Our Lord gives his authoritative word to his Church and her ministers. “The one who hears you hears me,” Jesus said to his disciples (Luke 10:16). In the upper room after his resurrection, he said to them, “If you forgive the sins of any, they are forgiven them” (John 20:23). The Word of Jesus has the power to accomplish what it says … to give life, forgiveness, and salvation, and to cast the devil far away from us.
He cast him away from you when you were baptized. And you’re saying, “No, he didn’t. I was just a sweet, cute, innocent little baby.” No, you weren’t. You were a little sinner, bound for hell, unless claimed by Christ. That’s what we say in the rite of Holy Baptism: “The Word of God also teaches that we are all conceived and born sinful and under the power of the devil until Christ claims us as his own.” That’s what St.

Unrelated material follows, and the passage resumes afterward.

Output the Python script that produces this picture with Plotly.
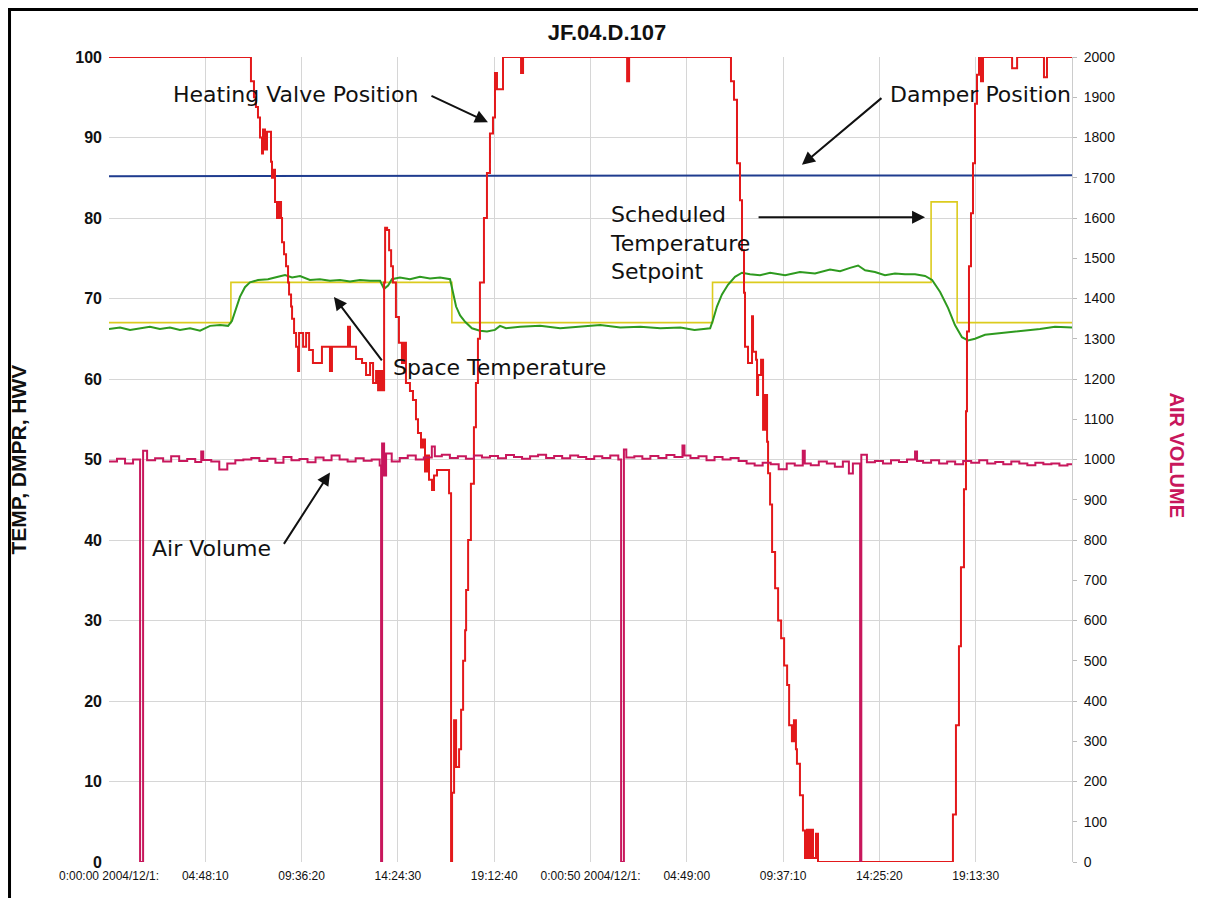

Paul says in Colossians 1: “He has delivered us from the domain of darkness and transferred us to the kingdom of his beloved Son, in whom we have redemption, the forgiveness of sins” (Col. 1:13-14).
The name of Jesus was placed upon you in Holy Baptism. And Satan flees at the Holy Name of Jesus … not as if we are using a magic incantation, but because of the authority of the One who bears that Name. The right use of the Name of Jesus is confessing faith in his Name and telling others about that Name so that they, too, through water and the Word might be transferred from the devil’s domain into the Kingdom of Christ.
Wherever Jesus is, there Satan comes to oppose him. He is the real enemy. But he is a defeated enemy. He can only go as far as God allows him. “Satan, hear this proclamation, ‘I am baptized into Christ!’” Say it out loud. Pray it out loud. Let the devil hear it. Stick it to him. “Resist the devil and he will flee from you” (James 4:7). Resist him in the strength of Christ, because you and I have no power of our own. Be ever vigilant in prayer. Listen, lean forward, come often, run to receive God’s blessing, power, and strength for you in Word and Sacrament.